To do this I wrote a Python script that can take a zabbix host name as an argument, check if that host is on the list of running instances by calling awscli and delete the host if it's not on a "not terminated" list.
I put the script in /usr/bin/delete_host.py and configured an action to call for it when a "Agent not available" trigger is activated. This is how the Operation tab looks like link
And here is the Action Log link
I've tried a couple of ways to write the command, also placed the script in ExternalScripts directory. Turned on debug logs for the server but nothing in it mentioned an error or anything. In fact it only showed messages that command is being executed and everything is ok, but the host is still there. When I copy the command from Action Log and execute it manually everything works fine.
At this point I am really out of options on how to troubleshoot this further. I disabled selinux and added zabbix user to sudoers file with nopasswd. I can't find anything in any logs. Is it even possible to execute non-messaging scripts with zabbix?
Upvotes: 1
Views: 17946
Reputation: 91
Upvotes: 0
Reputation: 4153
The script does not have to be in the ExternalScripts directory, that is only required for items of type "external check". The operation screenshot you linked to uses relative path of delete_host.py
, and that is almost guaranteed not to work. Your action log screenshot shows a few entries with /usr/bin/ prefixed, which is better.

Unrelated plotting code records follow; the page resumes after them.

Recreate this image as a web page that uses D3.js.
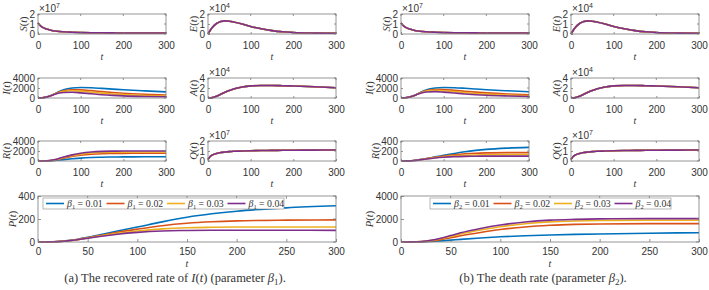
<!DOCTYPE html>
<html>
<head>
<meta charset="utf-8">
<script src="https://cdn.jsdelivr.net/npm/d3@7"></script>
<style>
  body { margin: 0; background: #fff; }
  text { font-family: "Liberation Sans", Arial, sans-serif; fill: #333; }
  .serif { font-family: "Liberation Serif", "Times New Roman", serif; }
</style>
</head>
<body>
<svg id="chart" width="709" height="290"></svg>
<script>
// time samples (days)
const tGrid = [0, 5, 10, 20, 30, 40, 50, 60, 80, 100, 125, 150, 175, 200, 250, 300];

const colors = ["#0072BD", "#D95319", "#EDB120", "#7E2F8E"];
const betaValues = ["0.01", "0.02", "0.03", "0.04"];

// curves that coincide for every beta (x10^7 / x10^4)
const S = [1.1, 0.85, 0.68, 0.5, 0.38, 0.3, 0.25, 0.22, 0.18, 0.15, 0.13, 0.12, 0.11, 0.1, 0.1, 0.1];
const E = [0, 0.35, 0.65, 1.05, 1.25, 1.31, 1.28, 1.2, 1.0, 0.76, 0.52, 0.34, 0.22, 0.15, 0.09, 0.07];
const A = [0, 0.02, 0.08, 0.35, 0.75, 1.15, 1.5, 1.8, 2.2, 2.42, 2.5, 2.5, 2.45, 2.4, 2.25, 2.05];
const Q = [0.15, 0.45, 0.6, 0.75, 0.85, 0.9, 0.94, 0.97, 1.0, 1.03, 1.05, 1.06, 1.07, 1.08, 1.09, 1.1];

// (a) beta1 = 0.01 .. 0.04
const Ia = [
  [0, 20, 60, 200, 480, 880, 1300, 1650, 2000, 2100, 2050, 1920, 1780, 1640, 1420, 1220],
  [0, 20, 60, 200, 470, 850, 1200, 1450, 1650, 1620, 1470, 1280, 1100, 950, 740, 600],
  [0, 20, 58, 190, 450, 810, 1110, 1320, 1450, 1370, 1170, 970, 810, 680, 500, 390],
  [0, 20, 55, 180, 430, 760, 990, 1110, 1150, 1030, 840, 660, 530, 430, 310, 240]
];
const Ra = [
  [0, 1, 3, 15, 50, 110, 190, 280, 440, 580, 690, 760, 800, 820, 840, 850],
  [0, 1, 6, 30, 100, 220, 390, 570, 890, 1140, 1340, 1450, 1500, 1530, 1550, 1550],
  [0, 2, 7, 35, 115, 260, 470, 690, 1080, 1380, 1600, 1710, 1760, 1780, 1790, 1790],
  [0, 2, 8, 40, 130, 300, 540, 790, 1230, 1560, 1800, 1920, 1970, 1990, 2000, 1990]
];
const Pa = [
  [0, 0, 1, 4, 12, 24, 40, 58, 95, 130, 175, 215, 245, 268, 297, 315],
  [0, 0, 1, 4, 11, 22, 37, 53, 85, 112, 142, 163, 176, 184, 190, 192],
  [0, 0, 1, 4, 10, 21, 35, 49, 76, 96, 114, 124, 128, 130, 131, 131],
  [0, 0, 1, 3, 10, 20, 33, 46, 68, 84, 96, 100, 102, 102, 102, 101]
];

// (b) beta2 = 0.01 .. 0.04
const Ib = [
  [0, 20, 60, 200, 480, 880, 1300, 1650, 2000, 2100, 2060, 1940, 1800, 1660, 1440, 1240],
  [0, 20, 60, 200, 470, 850, 1220, 1480, 1700, 1680, 1540, 1350, 1170, 1020, 800, 660],
  [0, 20, 58, 195, 460, 830, 1150, 1380, 1520, 1460, 1280, 1080, 910, 770, 580, 460],
  [0, 20, 56, 185, 440, 780, 1050, 1200, 1280, 1180, 1000, 810, 660, 540, 400, 310]
];
const Rb = [
  [0, 0, 1, 4, 11, 21, 35, 50, 82, 112, 150, 185, 212, 233, 258, 272],
  [0, 0, 1, 4, 10, 20, 33, 47, 76, 100, 126, 145, 156, 162, 167, 168],
  [0, 0, 1, 4, 10, 19, 31, 44, 68, 86, 103, 113, 120, 124, 128, 129],
  [0, 0, 1, 3, 9, 18, 29, 41, 61, 75, 87, 93, 96, 97, 98, 98]
];
const Pb = [
  [0, 1, 3, 13, 45, 95, 160, 230, 350, 450, 540, 610, 660, 700, 760, 810],
  [0, 1, 5, 28, 95, 210, 370, 540, 830, 1080, 1310, 1450, 1530, 1570, 1600, 1600],
  [0, 2, 7, 38, 125, 280, 480, 690, 1040, 1330, 1590, 1750, 1830, 1870, 1890, 1890],
  [0, 2, 8, 45, 150, 330, 560, 800, 1180, 1480, 1740, 1900, 1970, 2010, 2030, 2030]
];

const smallTicksX = [0, 100, 200, 300];
const bigTicksX = [0, 50, 100, 150, 200, 250, 300];

const svg = d3.select("#chart");
const all4 = s => [s, s, s, s];
const fmt = d => String(d);

function plot(ox, oy, w, h, spec) {
  const g = svg.append("g").attr("transform", `translate(${ox},${oy})`);
  const x = d3.scaleLinear().domain([0, 300]).range([0, w]);
  const y = d3.scaleLinear().domain([0, spec.yTicks[spec.yTicks.length - 1]]).range([h, 0]);
  const tl = spec.tickLen;

  const line = d3.line()
    .x((d, i) => x(tGrid[i]))
    .y(d => y(d))
    .curve(d3.curveMonotoneX);

  spec.series.forEach((s, k) => {
    g.append("path")
      .attr("d", line(s))
      .attr("fill", "none")
      .attr("stroke", colors[k])
      .attr("stroke-width", 1.6);
  });

  g.append("rect")
    .attr("width", w).attr("height", h)
    .attr("fill", "none").attr("stroke", "#7a7a7a").attr("stroke-width", 0.8);

  // bottom + left axes with inward ticks
  const xa = g.append("g").attr("transform", `translate(0,${h})`)
    .call(d3.axisBottom(x).tickValues(spec.xTicks).tickFormat(fmt)
      .tickSizeInner(-tl).tickSizeOuter(0).tickPadding(spec.xPad));
  const ya = g.append("g")
    .call(d3.axisLeft(y).tickValues(spec.yTicks).tickFormat(fmt)
      .tickSizeInner(-tl).tickSizeOuter(0).tickPadding(3));
  [xa, ya].forEach(a => {
    a.select(".domain").remove();
    a.selectAll("line").attr("stroke", "#7a7a7a").attr("stroke-width", 0.8);
    a.selectAll("text").attr("font-size", 10).attr("fill", "#333");
  });

  // top + right ticks
  g.selectAll(".tt").data(spec.xTicks).join("line")
    .attr("x1", d => x(d)).attr("x2", d => x(d)).attr("y1", 0).attr("y2", tl)
    .attr("stroke", "#7a7a7a").attr("stroke-width", 0.8);
  g.selectAll(".rt").data(spec.yTicks).join("line")
    .attr("x1", w).attr("x2", w - tl).attr("y1", d => y(d)).attr("y2", d => y(d))
    .attr("stroke", "#7a7a7a").attr("stroke-width", 0.8);

  // y label, set just left of the widest tick label
  let tw = 0;
  ya.selectAll("text").each(function () { tw = Math.max(tw, this.getComputedTextLength()); });
  const lx = -3 - tw - 2.6;
  const yl = g.append("text").attr("class", "serif")
    .attr("transform", `translate(${lx},${h / 2}) rotate(-90)`)
    .attr("text-anchor", "middle").attr("font-size", 10.5);
  yl.append("tspan").attr("font-style", "italic").text(spec.label);
  yl.append("tspan").text("(");
  yl.append("tspan").attr("font-style", "italic").text("t");
  yl.append("tspan").text(")");

  // x label
  g.append("text").attr("class", "serif")
    .attr("x", w / 2).attr("y", h + spec.tY)
    .attr("text-anchor", "middle").attr("font-size", 10).attr("font-style", "italic")
    .text("t");

  // exponent
  if (spec.exp) {
    const ex = g.append("text").attr("x", 1).attr("y", -2).attr("font-size", 10);
    ex.append("tspan").text("\u00d710");
    ex.append("tspan").attr("font-size", 7).attr("dy", -4).text(spec.exp);
  }
  return g;
}

function legend(g, lx, ly, idx) {
  const lg = g.append("g").attr("transform", `translate(${lx},${ly})`);
  lg.append("rect").attr("width", 241).attr("height", 11)
    .attr("fill", "#fff").attr("stroke", "#888").attr("stroke-width", 0.6);
  betaValues.forEach((b, k) => {
    const ex = 3 + k * 60.5;
    lg.append("line").attr("x1", ex).attr("x2", ex + 18).attr("y1", 5.5).attr("y2", 5.5)
      .attr("stroke", colors[k]).attr("stroke-width", 1.6);
    const t = lg.append("text").attr("class", "serif").attr("x", ex + 21).attr("y", 8.5)
      .attr("font-size", 9.8);
    t.append("tspan").attr("font-style", "italic").text("\u03b2");
    t.append("tspan").attr("font-size", 6.5).attr("dy", 2).text(idx);
    t.append("tspan").attr("dy", -2).text(" = " + b);
  });
}

function panel(ox, I, R, P, idx, legendX) {
  const sw = 128, sh = 20;
  const cols = [38, 208], rows = [14, 78, 141];
  const base = { xTicks: smallTicksX, tickLen: 2, xPad: 7.5, tY: 26 };
  plot(ox + cols[0], rows[0], sw, sh, { ...base, label: "S", yTicks: [0, 1, 2], exp: 7, series: all4(S) });
  plot(ox + cols[1], rows[0], sw, sh, { ...base, label: "E", yTicks: [0, 1, 2], exp: 4, series: all4(E) });
  plot(ox + cols[0], rows[1], sw, sh, { ...base, label: "I", yTicks: I.ticks, series: I.data });
  plot(ox + cols[1], rows[1], sw, sh, { ...base, label: "A", yTicks: [0, 2, 4], exp: 4, series: all4(A) });
  plot(ox + cols[0], rows[2], sw, sh, { ...base, label: "R", yTicks: R.ticks, series: R.data });
  plot(ox + cols[1], rows[2], sw, sh, { ...base, label: "Q", yTicks: [0, 1, 2], exp: 7, series: all4(Q) });
  const pg = plot(ox + 38, 196, 298, 46, { xTicks: bigTicksX, tickLen: 3, xPad: 6, tY: 25,
    label: "P", yTicks: P.ticks, series: P.data });
  legend(pg, legendX, 2, idx);
}

panel(0, { ticks: [0, 2000, 4000], data: Ia }, { ticks: [0, 2000, 4000], data: Ra },
  { ticks: [0, 200, 400], data: Pa }, "1", 5);
panel(363, { ticks: [0, 2000, 4000], data: Ib }, { ticks: [0, 200, 400], data: Rb },
  { ticks: [0, 2000, 4000], data: Pb }, "2", 29);

// captions
function caption(cx, parts) {
  const t = svg.append("text").attr("class", "serif").attr("x", cx).attr("y", 282)
    .attr("text-anchor", "middle").attr("font-size", 12.5).attr("fill", "#222");
  parts.forEach(p => {
    const s = t.append("tspan").text(p.t);
    if (p.i) s.attr("font-style", "italic");
    if (p.sub) s.attr("font-size", 9).attr("dy", 3);
    if (p.up) s.attr("dy", -3);
  });
}
caption(175, [{ t: "(a) The recovered rate of " }, { t: "I", i: 1 }, { t: "(" }, { t: "t", i: 1 },
  { t: ") (parameter " }, { t: "\u03b2", i: 1 }, { t: "1", sub: 1 }, { t: ").", up: 1 }]);
caption(543, [{ t: "(b) The death rate (parameter " }, { t: "\u03b2", i: 1 }, { t: "2", sub: 1 }, { t: ").", up: 1 }]);
</script>
</body>
</html>
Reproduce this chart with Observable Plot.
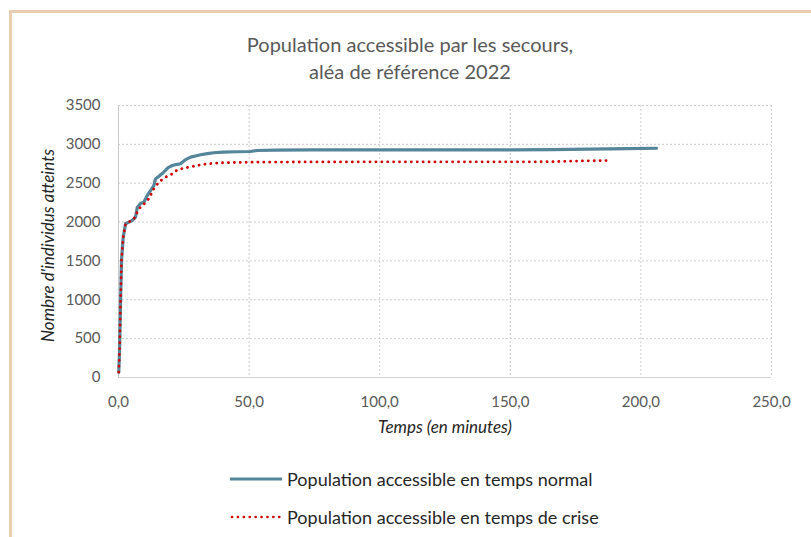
<!DOCTYPE html>
<html>
<head>
<meta charset="utf-8">
<script src="https://cdn.jsdelivr.net/npm/d3@7"></script>
<script src="https://cdn.jsdelivr.net/npm/@observablehq/plot@0.6"></script>
<style>
  html, body { margin: 0; padding: 0; background: #fff; }
  #wrap { position: relative; width: 811px; height: 537px; overflow: hidden; font-family: Lato, "Open Sans", sans-serif; }
  #frameTop { position: absolute; left: 9px; top: 10px; width: 802px; height: 3px; background: #e9cdb2; }
  #frameLeft { position: absolute; left: 9px; top: 10px; width: 3px; height: 527px; background: #e9cdb2; }
  #title { position: absolute; left: 0; width: 820px; top: 31px; text-align: center; font-size: 20px; line-height: 27px; color: #595959; }
  #chart { position: absolute; left: 0; top: 90px; }
  .leg { position: absolute; left: 230px; font-size: 18px; line-height: 22px; color: #262626; display: flex; align-items: center; }
  .leg svg { margin-right: 5px; }
</style>
</head>
<body>
<div id="wrap">
  <div id="frameTop"></div>
  <div id="frameLeft"></div>
  <div id="title">Population accessible par les secours,<br>aléa de référence 2022</div>
  <div id="chart"></div>
  <div class="leg" style="top:468px"><svg width="52" height="6"><line x1="0" x2="52" y1="3" y2="3" stroke="#55859a" stroke-width="3"/></svg><span>Population accessible en temps normal</span></div>
  <div class="leg" style="top:506px"><svg width="52" height="6"><line x1="2" x2="52" y1="3" y2="3" stroke="#d00000" stroke-width="2.6" stroke-linecap="round" stroke-dasharray="0.1 5.8"/></svg><span>Population accessible en temps de crise</span></div>
</div>
<script>
const normalLabel = "Population accessible en temps normal";
const crisisLabel = "Population accessible en temps de crise";
const xTicks = [0, 50, 100, 150, 200, 250];
const yTicks = [0, 500, 1000, 1500, 2000, 2500, 3000, 3500];

const normalT = [0.1,0.4,0.8,1.15,1.8,2.7,4.0,5.2,6.5,7.2,7.8,8.4,9.7,11.0,12.3,13.5,14.2,15.5,17.3,19,20.6,22,23.7,25.5,27.6,29.5,31.4,34,36.5,40,45,50.5,53.1,60,73.5,100,130,150,166,180,195,206];
const normalV = [68,347,990,1505,1805,1978,2000,2020,2063,2191,2213,2239,2256,2342,2406,2470,2557,2590,2642,2700,2728,2740,2750,2800,2835,2850,2866,2880,2892,2900,2905,2908,2921,2925,2930,2930,2930,2930,2932,2938,2944,2950];

const crisisT = [0.1,0.4,0.8,1.15,1.8,2.7,4.0,5.9,7.8,9.7,11.6,13.5,15.4,18,20.6,22.5,25,30.1,34,39,50.5,73.5,100,130,164,175,187];
const crisisV = [68,347,990,1505,1805,1978,2000,2042,2170,2230,2300,2428,2513,2577,2621,2672,2693,2728,2750,2763,2770,2774,2775,2775,2776,2785,2792];

const normal = normalT.map((t, i) => ({t, v: normalV[i]}));
const crisis = crisisT.map((t, i) => ({t, v: crisisV[i]}));

const fmt = d3.format(".1f");
const chart = Plot.plot({
  width: 811,
  height: 350,
  marginTop: 15,
  marginBottom: 63,
  marginLeft: 118,
  marginRight: 40,
  style: {fontFamily: "Lato, 'Open Sans', sans-serif", fontSize: "15px", color: "#595959", background: "transparent"},
  x: {domain: [0, 250], ticks: xTicks},
  y: {domain: [0, 3500], ticks: yTicks},
  marks: [
    Plot.gridX(xTicks.slice(1), {stroke: "#cccccc", strokeOpacity: 1, strokeDasharray: "2 2"}),
    Plot.gridY(yTicks.slice(1), {stroke: "#cccccc", strokeOpacity: 1, strokeDasharray: "2 2"}),
    Plot.ruleX([0], {stroke: "#c8c8c8"}),
    Plot.ruleY([0], {stroke: "#d0d0d0"}),
    Plot.axisX(xTicks, {tickSize: 0, tickPadding: 19, label: null, tickFormat: d => fmt(d).replace(".", ","), fill: "#595959", fontSize: 15}),
    Plot.axisY(yTicks, {tickSize: 0, tickPadding: 18, label: null, tickFormat: d => String(d), fill: "#595959", fontSize: 15}),
    Plot.text(["Temps (en minutes)"], {frameAnchor: "bottom", textAnchor: "middle", dy: 55, fontStyle: "italic", fill: "#262626", fontSize: 17}),
    Plot.text(["Nombre d'individus atteints"], {frameAnchor: "left", textAnchor: "middle", dx: -70, dy: 4, rotate: -90, fontStyle: "italic", fill: "#262626", fontSize: 17}),
    Plot.line(normal, {x: "t", y: "v", stroke: "#55859a", strokeWidth: 3.2}),
    Plot.line(crisis, {x: "t", y: "v", stroke: "#d00000", strokeWidth: 2.8, strokeLinecap: "round", strokeDasharray: "0.1 5.8"})
  ]
});
document.getElementById("chart").appendChild(chart);
</script>
</body>
</html>
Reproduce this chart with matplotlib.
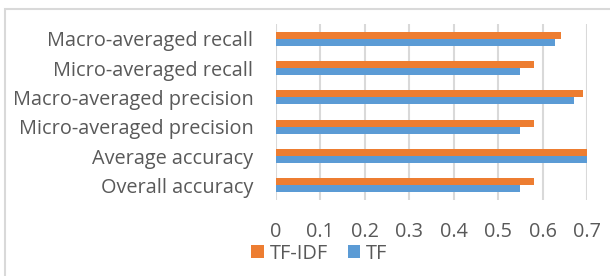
import matplotlib.pyplot as plt
from matplotlib.patches import Rectangle
import numpy as np

# categories listed bottom to top (as drawn)
categories = ["Overall accuracy", "Average accuracy", "Micro-averaged precision",
              "Macro-averaged precision", "Micro-averaged recall", "Macro-averaged recall"]
tf_vals = [0.549, 0.700, 0.549, 0.670, 0.549, 0.628]
tfidf_vals = [0.579, 0.702, 0.579, 0.689, 0.579, 0.640]
x_ticks = [0, 0.1, 0.2, 0.3, 0.4, 0.5, 0.6, 0.7]

plt.rcParams['font.family'] = ['Open Sans', 'DejaVu Sans']
text_color = "#595959"
orange = "#ED7D31"
blue = "#5B9BD5"
fs = 14.3

fig = plt.figure(figsize=(6.10, 2.76), dpi=100)
ax = fig.add_axes([0.452, 0.275, 0.511, 0.638])

y = np.arange(len(categories))
h = 0.24
ax.barh(y + h / 2, tfidf_vals, height=h, color=orange, label="TF-IDF", zorder=3)
ax.barh(y - h / 2, tf_vals, height=h, color=blue, label="TF", zorder=3)

ax.set_xlim(0, 0.7)
ax.set_ylim(-0.5, len(categories) - 0.5)
ax.set_xticks(x_ticks)
ax.set_xticklabels([f"{t:g}" for t in x_ticks])
ax.set_yticks(y)
ax.set_yticklabels(categories)
ax.tick_params(axis="both", length=0, labelsize=fs, colors=text_color)
ax.tick_params(axis="y", pad=16)
ax.tick_params(axis="x", pad=16)
ax.xaxis.grid(True, color="#D9D9D9", linewidth=1.5, zorder=0)
for s in ax.spines.values():
    s.set_visible(False)

leg = fig.legend(loc="center left", bbox_to_anchor=(0.412, 0.080), ncol=2, frameon=False,
                 fontsize=fs, handlelength=0.62, handleheight=0.62, handletextpad=0.3,
                 columnspacing=1.0, borderaxespad=0, borderpad=0)
for t in leg.get_texts():
    t.set_color(text_color)

# outer chart border
fig.patches.append(Rectangle((5 / 610, -0.1), 1.2, 1 - 9 / 276 + 0.1, transform=fig.transFigure,
                             fill=False, edgecolor="#D9D9D9", linewidth=1.5))

fig.savefig("out.png", dpi=100)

At least for testing, make sure to specify full path to everything, including the python
binary, for example /full/path/to/python /full/path/to/delete_host.py
.
You also had a few entries that redirected all output to a file in /tmp/
, but you didn't mention what got logged in there. Please use that approach and check the potential error messages as well.
Upvotes: 0
Reputation: 1618
Try to write the script in a way that will print "OK" or 0 if it ran properly and the error message or error code if it fails. Run the script using an active zabbix agent item on the Zabbix server host (use the function system.run). In this way you'll be able to create a trigger that will raise an error if the script fails to run.
You can also just schedule it using a different tool such as Rundeck.
Upvotes: 0